WORK TO DO:
Write the data below out exactly as it stands. Do not include the pictures.

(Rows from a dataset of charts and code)
□ □ □ □

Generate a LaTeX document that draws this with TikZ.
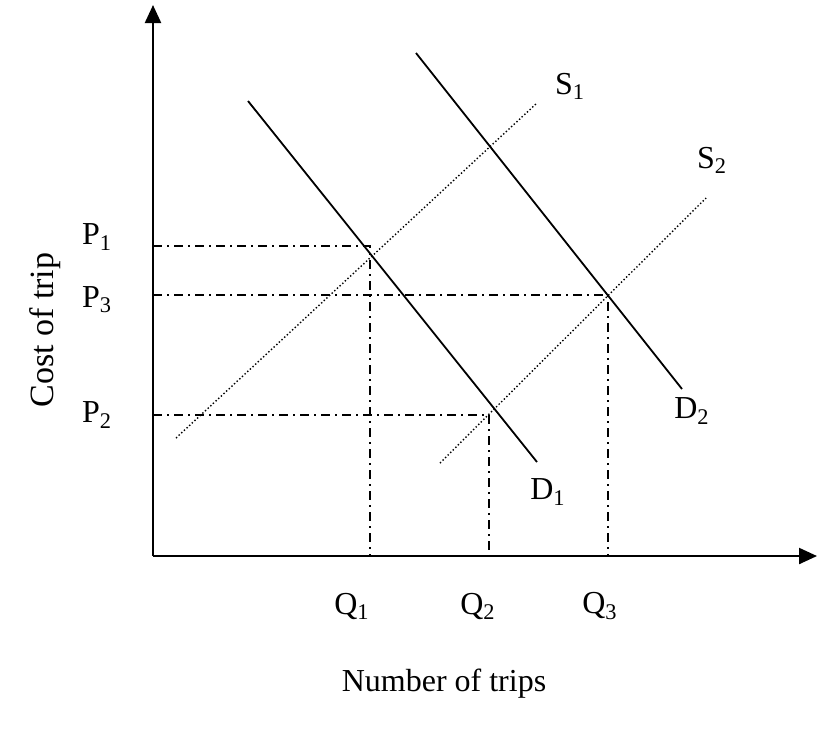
\documentclass[tikz,border=0pt]{standalone}
\usepackage{fontspec}
\setmainfont{Liberation Serif}
\usetikzlibrary{arrows.meta}
\begin{document}
\begin{tikzpicture}[x=0.5pt,y=-0.5pt,
axis/.style={line width=1.1pt, -{Triangle[length=9pt,width=8pt]}},
dem/.style={line width=0.9pt},
sply/.style={line width=0.7pt, dash pattern=on 0.7pt off 1.1pt},
guide/.style={line width=0.9pt, dash pattern=on 4.5pt off 2.5pt on 1pt off 2.5pt},
lbl/.style={font=\fontsize{16}{19}\selectfont, inner sep=0pt}
]
\useasboundingbox (0,0) rectangle (817,730);
% axes
\coordinate (o) at (153,556);
\coordinate (ytop) at (153,5);
\coordinate (xend) at (817,556);
\draw[axis] (o) -- (ytop);
\draw[axis] (o) -- (xend);
% demand and supply
\coordinate (d1a) at (248,101); \coordinate (d1b) at (537,462);
\coordinate (d2a) at (416,53);  \coordinate (d2b) at (682,389);
\coordinate (s1a) at (176,438); \coordinate (s1b) at (537,103);
\coordinate (s2a) at (440,463); \coordinate (s2b) at (706,198);
\draw[dem] (d1a) -- (d1b);
\draw[dem] (d2a) -- (d2b);
\draw[sply] (s1a) -- (s1b);
\draw[sply] (s2a) -- (s2b);
\node[lbl] (d1) at (548,492) {D\textsubscript{1}};
\node[lbl] (d2) at (692,411) {D\textsubscript{2}};
\node[lbl] (s1) at (570,86) {S\textsubscript{1}};
\node[lbl] (s2) at (712,160) {S\textsubscript{2}};
% equilibria
\foreach \n/\px/\py/\qx/\ly in {1/370/246/352/237, 3/608/295/600/300, 2/489/415/478/415} {
  \coordinate (e\n) at (\px,\py);
  \draw[guide] (o |- e\n) -- (e\n) -- (e\n |- o);
  \node[lbl] (p\n) at (97,\ly) {P\textsubscript{\n}};
  \node[lbl] (q\n) at (\qx,606) {Q\textsubscript{\n}};
}
\node[lbl, rotate=90, font=\fontsize{17}{20}\selectfont] (ylab) at (45,330) {Cost of trip};
\node[lbl] (xlab) at (444,684) {Number of trips};
\end{tikzpicture}
\end{document}
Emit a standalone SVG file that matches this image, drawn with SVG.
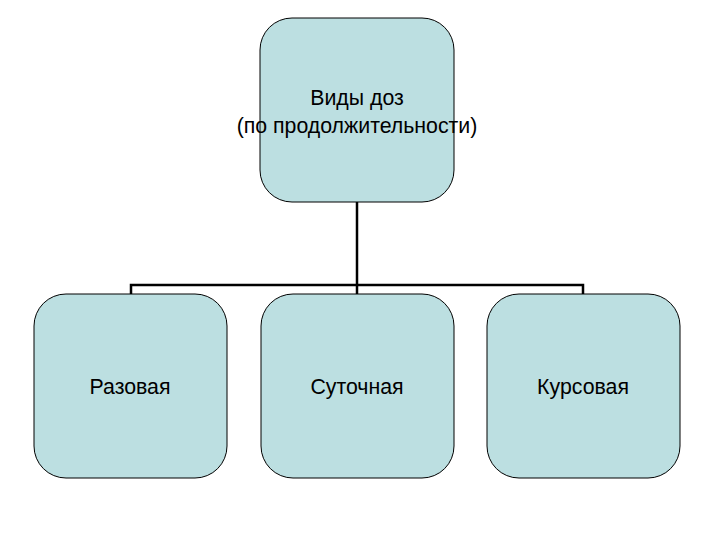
<svg xmlns="http://www.w3.org/2000/svg" width="720" height="540" viewBox="0 0 720 540">
<style>
.box{fill:#BCDFE1;stroke:#000;stroke-width:1}
.t{font-family:"Liberation Sans",Arial,sans-serif;font-size:21.3px;fill:#000;text-anchor:middle}
.c{fill:none;stroke:#000;stroke-width:2.5}
</style>
<rect width="720" height="540" fill="#fff"/>
<g id="connectors">
<path class="c" d="M357 202 V294" stroke-width="3.5"/>
<path class="c" d="M131 294 V285 H583 V294"/>
</g>
<g id="root">
<rect class="box" x="260" y="18" width="194" height="184" rx="32"/>
<text class="t" x="357" y="105">Виды доз</text>
<text class="t" x="357" y="133">(по продолжительности)</text>
</g>
<g id="n1">
<rect class="box" x="34" y="294" width="193" height="184" rx="32"/>
<text class="t" x="130" y="394">Разовая</text>
</g>
<g id="n2">
<rect class="box" x="261" y="294" width="193" height="184" rx="32"/>
<text class="t" x="357" y="394">Суточная</text>
</g>
<g id="n3">
<rect class="box" x="487" y="294" width="193" height="184" rx="32"/>
<text class="t" x="583" y="394">Курсовая</text>
</g>
</svg>
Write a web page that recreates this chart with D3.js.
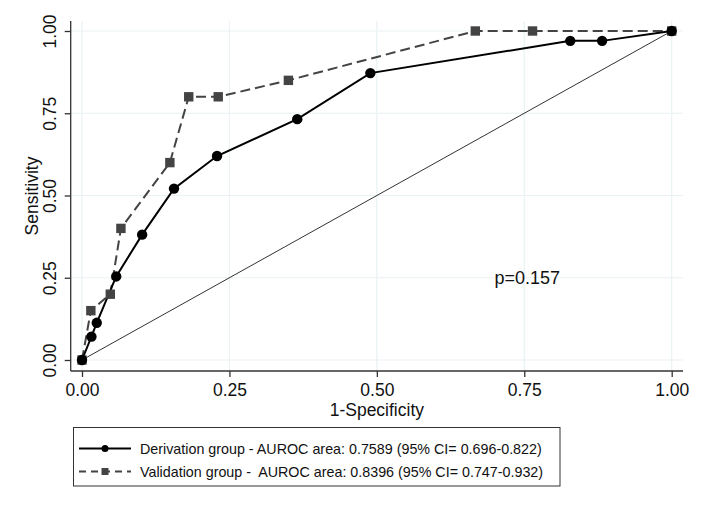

□ □ □ □

OUTPUT FOR THIS EXERCISE:
Generate a LaTeX document that draws this with TikZ.
\documentclass[tikz,border=0pt]{standalone}
\usepackage{fontspec}
\setmainfont{Liberation Serif}
\usetikzlibrary{arrows.meta}
\begin{document}
\begin{tikzpicture}[x=0.5pt,y=-0.5pt,
axis/.style={line width=1.1pt, -{Triangle[length=9pt,width=8pt]}},
dem/.style={line width=0.9pt},
sply/.style={line width=0.7pt, dash pattern=on 0.7pt off 1.1pt},
guide/.style={line width=0.9pt, dash pattern=on 4.5pt off 2.5pt on 1pt off 2.5pt},
lbl/.style={font=\fontsize{16}{19}\selectfont, inner sep=0pt}
]
\useasboundingbox (0,0) rectangle (817,730);
% axes
\coordinate (o) at (153,556);
\coordinate (ytop) at (153,5);
\coordinate (xend) at (817,556);
\draw[axis] (o) -- (ytop);
\draw[axis] (o) -- (xend);
% demand and supply
\coordinate (d1a) at (248,101); \coordinate (d1b) at (537,462);
\coordinate (d2a) at (416,53);  \coordinate (d2b) at (682,389);
\coordinate (s1a) at (176,438); \coordinate (s1b) at (537,103);
\coordinate (s2a) at (440,463); \coordinate (s2b) at (706,198);
\draw[dem] (d1a) -- (d1b);
\draw[dem] (d2a) -- (d2b);
\draw[sply] (s1a) -- (s1b);
\draw[sply] (s2a) -- (s2b);
\node[lbl] (d1) at (548,492) {D\textsubscript{1}};
\node[lbl] (d2) at (692,411) {D\textsubscript{2}};
\node[lbl] (s1) at (570,86) {S\textsubscript{1}};
\node[lbl] (s2) at (712,160) {S\textsubscript{2}};
% equilibria
\foreach \n/\px/\py/\qx/\ly in {1/370/246/352/237, 3/608/295/600/300, 2/489/415/478/415} {
  \coordinate (e\n) at (\px,\py);
  \draw[guide] (o |- e\n) -- (e\n) -- (e\n |- o);
  \node[lbl] (p\n) at (97,\ly) {P\textsubscript{\n}};
  \node[lbl] (q\n) at (\qx,606) {Q\textsubscript{\n}};
}
\node[lbl, rotate=90, font=\fontsize{17}{20}\selectfont] (ylab) at (45,330) {Cost of trip};
\node[lbl] (xlab) at (444,684) {Number of trips};
\end{tikzpicture}
\end{document}
Emit a standalone SVG file that matches this image, drawn with SVG.
<svg xmlns="http://www.w3.org/2000/svg" width="720" height="540" viewBox="0 0 720 540">
<style>
.box{fill:#BCDFE1;stroke:#000;stroke-width:1}
.t{font-family:"Liberation Sans",Arial,sans-serif;font-size:21.3px;fill:#000;text-anchor:middle}
.c{fill:none;stroke:#000;stroke-width:2.5}
</style>
<rect width="720" height="540" fill="#fff"/>
<g id="connectors">
<path class="c" d="M357 202 V294" stroke-width="3.5"/>
<path class="c" d="M131 294 V285 H583 V294"/>
</g>
<g id="root">
<rect class="box" x="260" y="18" width="194" height="184" rx="32"/>
<text class="t" x="357" y="105">Виды доз</text>
<text class="t" x="357" y="133">(по продолжительности)</text>
</g>
<g id="n1">
<rect class="box" x="34" y="294" width="193" height="184" rx="32"/>
<text class="t" x="130" y="394">Разовая</text>
</g>
<g id="n2">
<rect class="box" x="261" y="294" width="193" height="184" rx="32"/>
<text class="t" x="357" y="394">Суточная</text>
</g>
<g id="n3">
<rect class="box" x="487" y="294" width="193" height="184" rx="32"/>
<text class="t" x="583" y="394">Курсовая</text>
</g>
</svg>
Write a web page that recreates this chart with D3.js.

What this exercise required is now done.